Pasó todo el día siguiente recorriendo sin rumbo el centro de Ciudad del Cabo, sin
programar nada, sin atenerse a un plan, sabiendo que le dedicaría tiempo al
regreso. Paseó por los jardines de la Compañía; el edificio donde Mandela dio
su primer discurso al salir en libertad; Long Street, la calle más auténtica,
que mantenía muchos edificios coloniales; pequeños mercadillos en el centro;
Slave Lodge, casa museo de los esclavos; castillo de Buena Esperanza, que estaba
en la ciudad no, como pensaba, en su homónimo cabo.
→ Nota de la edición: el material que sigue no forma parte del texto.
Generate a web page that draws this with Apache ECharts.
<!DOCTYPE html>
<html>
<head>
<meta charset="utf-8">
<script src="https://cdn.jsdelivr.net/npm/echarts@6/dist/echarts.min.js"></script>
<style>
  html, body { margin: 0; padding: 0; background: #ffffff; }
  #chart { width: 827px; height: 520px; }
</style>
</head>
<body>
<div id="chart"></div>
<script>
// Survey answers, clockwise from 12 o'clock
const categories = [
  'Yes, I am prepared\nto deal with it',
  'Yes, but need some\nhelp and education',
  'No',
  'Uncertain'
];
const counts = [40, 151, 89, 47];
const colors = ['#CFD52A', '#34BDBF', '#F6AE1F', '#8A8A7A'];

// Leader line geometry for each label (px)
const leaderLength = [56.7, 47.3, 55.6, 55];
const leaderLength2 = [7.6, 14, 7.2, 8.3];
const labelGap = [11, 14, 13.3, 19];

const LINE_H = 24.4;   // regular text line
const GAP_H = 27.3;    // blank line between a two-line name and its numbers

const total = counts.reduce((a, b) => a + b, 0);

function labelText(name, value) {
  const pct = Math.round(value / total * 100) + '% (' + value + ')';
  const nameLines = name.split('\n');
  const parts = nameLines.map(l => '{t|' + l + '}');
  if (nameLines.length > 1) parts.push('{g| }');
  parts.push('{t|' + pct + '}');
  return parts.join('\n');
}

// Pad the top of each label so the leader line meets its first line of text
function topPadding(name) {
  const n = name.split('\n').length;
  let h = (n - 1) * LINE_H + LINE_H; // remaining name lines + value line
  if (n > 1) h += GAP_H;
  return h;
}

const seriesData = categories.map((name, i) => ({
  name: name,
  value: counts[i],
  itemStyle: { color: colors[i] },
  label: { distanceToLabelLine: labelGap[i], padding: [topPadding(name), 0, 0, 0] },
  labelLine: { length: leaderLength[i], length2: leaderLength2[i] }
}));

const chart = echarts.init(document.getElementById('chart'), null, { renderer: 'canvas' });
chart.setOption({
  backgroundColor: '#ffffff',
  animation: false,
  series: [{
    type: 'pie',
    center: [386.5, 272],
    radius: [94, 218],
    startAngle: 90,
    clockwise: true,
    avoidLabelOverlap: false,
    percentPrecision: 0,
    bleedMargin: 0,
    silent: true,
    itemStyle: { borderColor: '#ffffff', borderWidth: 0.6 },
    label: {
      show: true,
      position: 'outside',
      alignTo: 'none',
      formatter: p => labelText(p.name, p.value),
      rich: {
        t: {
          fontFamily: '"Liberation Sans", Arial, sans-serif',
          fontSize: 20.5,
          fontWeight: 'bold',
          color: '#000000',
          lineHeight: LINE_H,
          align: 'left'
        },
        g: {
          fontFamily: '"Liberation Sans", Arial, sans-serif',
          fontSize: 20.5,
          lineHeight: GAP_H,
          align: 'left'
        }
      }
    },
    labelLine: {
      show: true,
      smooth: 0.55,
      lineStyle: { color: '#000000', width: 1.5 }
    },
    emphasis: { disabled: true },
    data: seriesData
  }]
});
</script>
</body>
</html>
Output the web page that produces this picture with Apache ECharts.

¿Había peligro en este viaje? Parecía que ese rápido trayecto urbano fuera para sacar conclusiones. Pero, no, no tenía esa intención. Era, en realidad, una inspección de curioseo viajero. La Table Mountain (icónica montaña de fondo) estuvo todo el día cubierta de nubes y la pregunta interior de cómo sería con el cielo despejado se quedó sin contestar. Ya lo averiguaría a la vuelta. Vio en el rápido recorrido tantos negros como blancos, sin observar extrañas diferencias. Vio turismo, se apreciaba un constante goteo de visitantes que parecían fáciles de identificar. Y lo eran. Algún “sin techo”, pero como en todas las ciudades. ¿Qué tenía entonces de especial Ciudad del Cabo? Su ubicación; su función económica como puerto, su realidad social, y sin duda su historia.
Era
sábado y, en varias plazas, vio y oyó grupos de jóvenes cantando y bailando
música góspel, o sin ser tan puristas, música de ritmos que siempre identificamos
como de negros. En un círculo, muchos turistas observaban, tiraban fotos,
alguno bailaba al ritmo y, otros, cumplían con la cita del sombrero, allí
colocado para la consabida colecta. El primer día, el viajero insatisfecho terminó agotado, había recorrido de norte a
sur y de este a oeste todo el centro antiguo de la ciudad.